» **Supplied records**
☆ ☆ ☆ ☆

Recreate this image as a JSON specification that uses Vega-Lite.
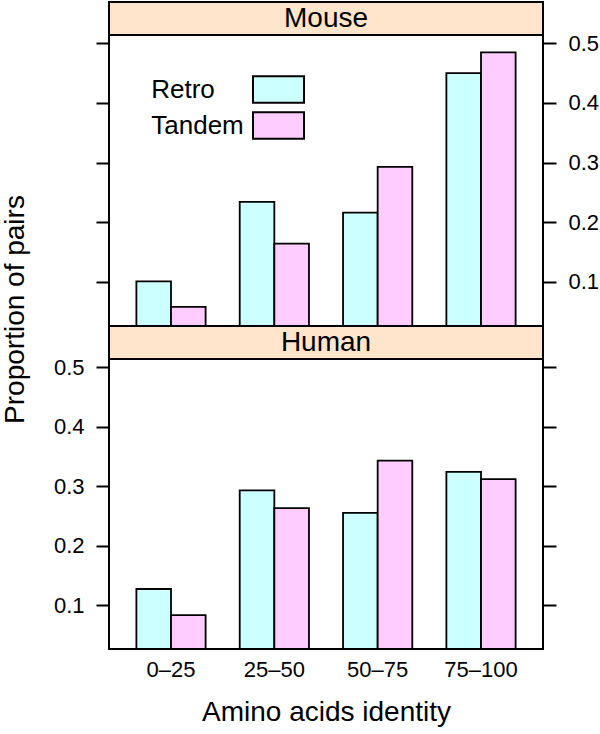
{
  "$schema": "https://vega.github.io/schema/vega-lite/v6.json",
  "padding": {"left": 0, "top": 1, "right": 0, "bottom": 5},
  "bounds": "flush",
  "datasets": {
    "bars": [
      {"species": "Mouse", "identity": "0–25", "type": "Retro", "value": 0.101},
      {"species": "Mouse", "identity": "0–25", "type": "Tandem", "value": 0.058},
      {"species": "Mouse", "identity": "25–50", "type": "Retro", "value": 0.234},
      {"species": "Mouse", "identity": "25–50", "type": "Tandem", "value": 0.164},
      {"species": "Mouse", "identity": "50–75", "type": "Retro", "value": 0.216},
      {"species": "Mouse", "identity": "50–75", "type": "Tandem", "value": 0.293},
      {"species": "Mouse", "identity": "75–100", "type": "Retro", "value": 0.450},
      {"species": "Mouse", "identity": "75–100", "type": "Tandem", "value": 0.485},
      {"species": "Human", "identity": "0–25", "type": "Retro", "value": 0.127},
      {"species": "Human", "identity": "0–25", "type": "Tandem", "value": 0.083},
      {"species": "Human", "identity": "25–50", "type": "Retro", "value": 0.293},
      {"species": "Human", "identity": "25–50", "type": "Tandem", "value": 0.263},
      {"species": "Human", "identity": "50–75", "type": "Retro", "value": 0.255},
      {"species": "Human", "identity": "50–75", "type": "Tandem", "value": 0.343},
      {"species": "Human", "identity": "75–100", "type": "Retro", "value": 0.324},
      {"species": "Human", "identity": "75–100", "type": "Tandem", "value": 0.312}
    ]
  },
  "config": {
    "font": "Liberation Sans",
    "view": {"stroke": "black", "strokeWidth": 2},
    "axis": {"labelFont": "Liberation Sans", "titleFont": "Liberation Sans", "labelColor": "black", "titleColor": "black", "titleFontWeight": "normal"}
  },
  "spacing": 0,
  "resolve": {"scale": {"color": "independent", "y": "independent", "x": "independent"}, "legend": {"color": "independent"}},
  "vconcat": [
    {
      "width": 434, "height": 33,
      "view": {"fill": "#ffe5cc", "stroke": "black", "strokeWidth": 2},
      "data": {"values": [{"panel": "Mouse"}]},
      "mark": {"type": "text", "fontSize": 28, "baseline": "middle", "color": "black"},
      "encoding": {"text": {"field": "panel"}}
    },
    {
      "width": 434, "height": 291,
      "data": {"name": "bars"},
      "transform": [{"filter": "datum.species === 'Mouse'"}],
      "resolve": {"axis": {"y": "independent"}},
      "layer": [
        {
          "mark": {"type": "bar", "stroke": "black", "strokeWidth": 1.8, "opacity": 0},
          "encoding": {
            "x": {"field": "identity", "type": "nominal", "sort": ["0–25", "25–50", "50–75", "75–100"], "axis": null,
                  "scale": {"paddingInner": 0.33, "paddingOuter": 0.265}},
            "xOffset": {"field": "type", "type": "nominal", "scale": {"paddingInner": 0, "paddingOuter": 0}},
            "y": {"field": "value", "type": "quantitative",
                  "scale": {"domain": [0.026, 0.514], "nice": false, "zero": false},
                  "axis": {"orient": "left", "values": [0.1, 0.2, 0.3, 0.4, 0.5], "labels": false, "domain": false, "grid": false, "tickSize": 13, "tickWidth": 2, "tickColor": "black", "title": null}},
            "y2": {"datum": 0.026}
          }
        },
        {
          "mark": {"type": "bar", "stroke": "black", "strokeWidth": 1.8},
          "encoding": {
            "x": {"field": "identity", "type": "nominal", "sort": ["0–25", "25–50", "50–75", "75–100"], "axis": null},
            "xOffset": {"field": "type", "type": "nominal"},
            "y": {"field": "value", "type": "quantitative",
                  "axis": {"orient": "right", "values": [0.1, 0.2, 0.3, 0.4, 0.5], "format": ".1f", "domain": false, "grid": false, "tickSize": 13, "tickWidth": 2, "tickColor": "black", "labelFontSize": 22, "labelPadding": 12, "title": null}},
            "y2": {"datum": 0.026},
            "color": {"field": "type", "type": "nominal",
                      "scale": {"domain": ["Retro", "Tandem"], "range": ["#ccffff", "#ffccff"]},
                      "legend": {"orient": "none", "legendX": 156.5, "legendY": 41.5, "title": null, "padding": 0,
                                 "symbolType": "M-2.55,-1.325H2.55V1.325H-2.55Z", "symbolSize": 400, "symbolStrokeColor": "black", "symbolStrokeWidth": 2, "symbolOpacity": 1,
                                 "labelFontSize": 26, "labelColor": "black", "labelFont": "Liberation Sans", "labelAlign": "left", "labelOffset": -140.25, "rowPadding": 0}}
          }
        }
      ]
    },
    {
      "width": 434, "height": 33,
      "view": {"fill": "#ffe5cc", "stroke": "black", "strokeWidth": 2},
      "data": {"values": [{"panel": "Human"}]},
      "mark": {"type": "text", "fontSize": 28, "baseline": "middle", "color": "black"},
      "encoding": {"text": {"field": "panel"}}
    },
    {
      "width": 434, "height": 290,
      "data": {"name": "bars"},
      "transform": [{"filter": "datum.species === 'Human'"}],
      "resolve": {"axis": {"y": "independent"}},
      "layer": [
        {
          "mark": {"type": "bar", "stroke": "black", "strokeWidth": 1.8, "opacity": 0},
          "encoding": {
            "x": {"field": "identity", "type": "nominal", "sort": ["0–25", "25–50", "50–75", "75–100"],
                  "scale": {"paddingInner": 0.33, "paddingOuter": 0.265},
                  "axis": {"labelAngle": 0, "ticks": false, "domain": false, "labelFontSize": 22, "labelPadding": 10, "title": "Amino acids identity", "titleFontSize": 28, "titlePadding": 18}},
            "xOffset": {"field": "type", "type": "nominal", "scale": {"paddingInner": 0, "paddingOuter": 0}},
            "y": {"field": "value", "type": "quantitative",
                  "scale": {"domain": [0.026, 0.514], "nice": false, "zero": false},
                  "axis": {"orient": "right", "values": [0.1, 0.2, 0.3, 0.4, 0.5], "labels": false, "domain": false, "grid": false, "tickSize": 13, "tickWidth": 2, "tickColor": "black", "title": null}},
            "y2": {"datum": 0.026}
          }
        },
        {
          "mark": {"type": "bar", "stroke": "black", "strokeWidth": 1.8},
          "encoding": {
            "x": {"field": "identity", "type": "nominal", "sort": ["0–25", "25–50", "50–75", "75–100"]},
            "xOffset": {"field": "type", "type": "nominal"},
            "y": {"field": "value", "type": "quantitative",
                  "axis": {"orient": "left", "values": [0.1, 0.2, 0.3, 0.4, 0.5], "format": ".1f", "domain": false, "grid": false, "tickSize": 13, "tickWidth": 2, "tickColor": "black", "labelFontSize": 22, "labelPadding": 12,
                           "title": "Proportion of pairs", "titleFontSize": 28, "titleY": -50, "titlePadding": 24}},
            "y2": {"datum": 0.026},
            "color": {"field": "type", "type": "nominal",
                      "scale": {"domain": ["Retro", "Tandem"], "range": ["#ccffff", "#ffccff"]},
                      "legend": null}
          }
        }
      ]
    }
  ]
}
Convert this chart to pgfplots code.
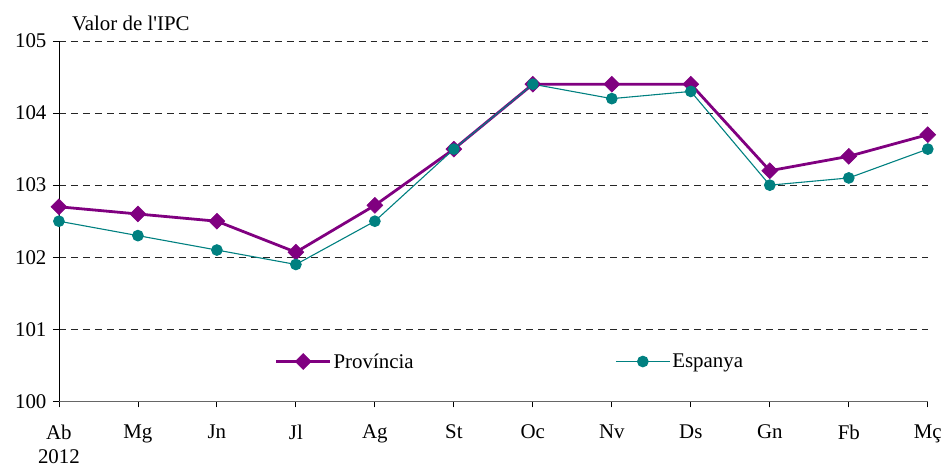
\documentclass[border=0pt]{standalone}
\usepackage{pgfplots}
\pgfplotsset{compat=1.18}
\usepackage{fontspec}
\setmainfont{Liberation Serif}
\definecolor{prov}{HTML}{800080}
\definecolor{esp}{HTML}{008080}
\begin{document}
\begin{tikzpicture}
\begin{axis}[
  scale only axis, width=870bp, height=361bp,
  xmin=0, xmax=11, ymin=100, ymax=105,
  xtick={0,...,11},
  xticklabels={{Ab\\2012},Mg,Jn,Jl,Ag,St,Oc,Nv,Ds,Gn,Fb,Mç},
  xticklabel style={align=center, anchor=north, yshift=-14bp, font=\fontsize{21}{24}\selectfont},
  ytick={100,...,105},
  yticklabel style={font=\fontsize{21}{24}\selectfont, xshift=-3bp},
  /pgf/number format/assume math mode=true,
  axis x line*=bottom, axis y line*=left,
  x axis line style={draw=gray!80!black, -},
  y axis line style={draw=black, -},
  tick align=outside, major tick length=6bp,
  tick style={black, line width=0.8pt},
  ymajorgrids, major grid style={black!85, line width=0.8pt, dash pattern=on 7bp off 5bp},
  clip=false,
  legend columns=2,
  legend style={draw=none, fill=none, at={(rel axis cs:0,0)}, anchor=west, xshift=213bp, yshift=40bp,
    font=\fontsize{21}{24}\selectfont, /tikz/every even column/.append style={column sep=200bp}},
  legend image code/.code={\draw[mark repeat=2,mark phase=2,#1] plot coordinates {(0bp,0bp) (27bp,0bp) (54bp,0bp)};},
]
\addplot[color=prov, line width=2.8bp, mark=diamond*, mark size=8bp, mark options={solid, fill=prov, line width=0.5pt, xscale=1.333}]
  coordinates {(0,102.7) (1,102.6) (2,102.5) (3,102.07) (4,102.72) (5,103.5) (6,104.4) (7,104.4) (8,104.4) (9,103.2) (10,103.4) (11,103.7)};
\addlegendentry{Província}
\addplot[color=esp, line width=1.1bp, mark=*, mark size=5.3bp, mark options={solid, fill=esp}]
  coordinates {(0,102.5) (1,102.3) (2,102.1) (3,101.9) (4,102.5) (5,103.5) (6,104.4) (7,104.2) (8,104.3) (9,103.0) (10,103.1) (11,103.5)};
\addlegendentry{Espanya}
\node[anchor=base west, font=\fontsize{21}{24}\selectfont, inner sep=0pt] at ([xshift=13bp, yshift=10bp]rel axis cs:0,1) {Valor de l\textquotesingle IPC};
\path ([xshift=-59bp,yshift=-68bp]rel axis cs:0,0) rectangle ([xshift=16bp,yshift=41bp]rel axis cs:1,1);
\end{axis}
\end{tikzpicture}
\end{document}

☆ ☆ ☆ ☆

» **What you are asked to do**
Find and copy each line above that includes the string "code".

» **Output**
Convert this chart to pgfplots code.
  legend image code/.code={\draw[mark repeat=2,mark phase=2,#1] plot coordinates {(0bp,0bp) (27bp,0bp) (54bp,0bp)};},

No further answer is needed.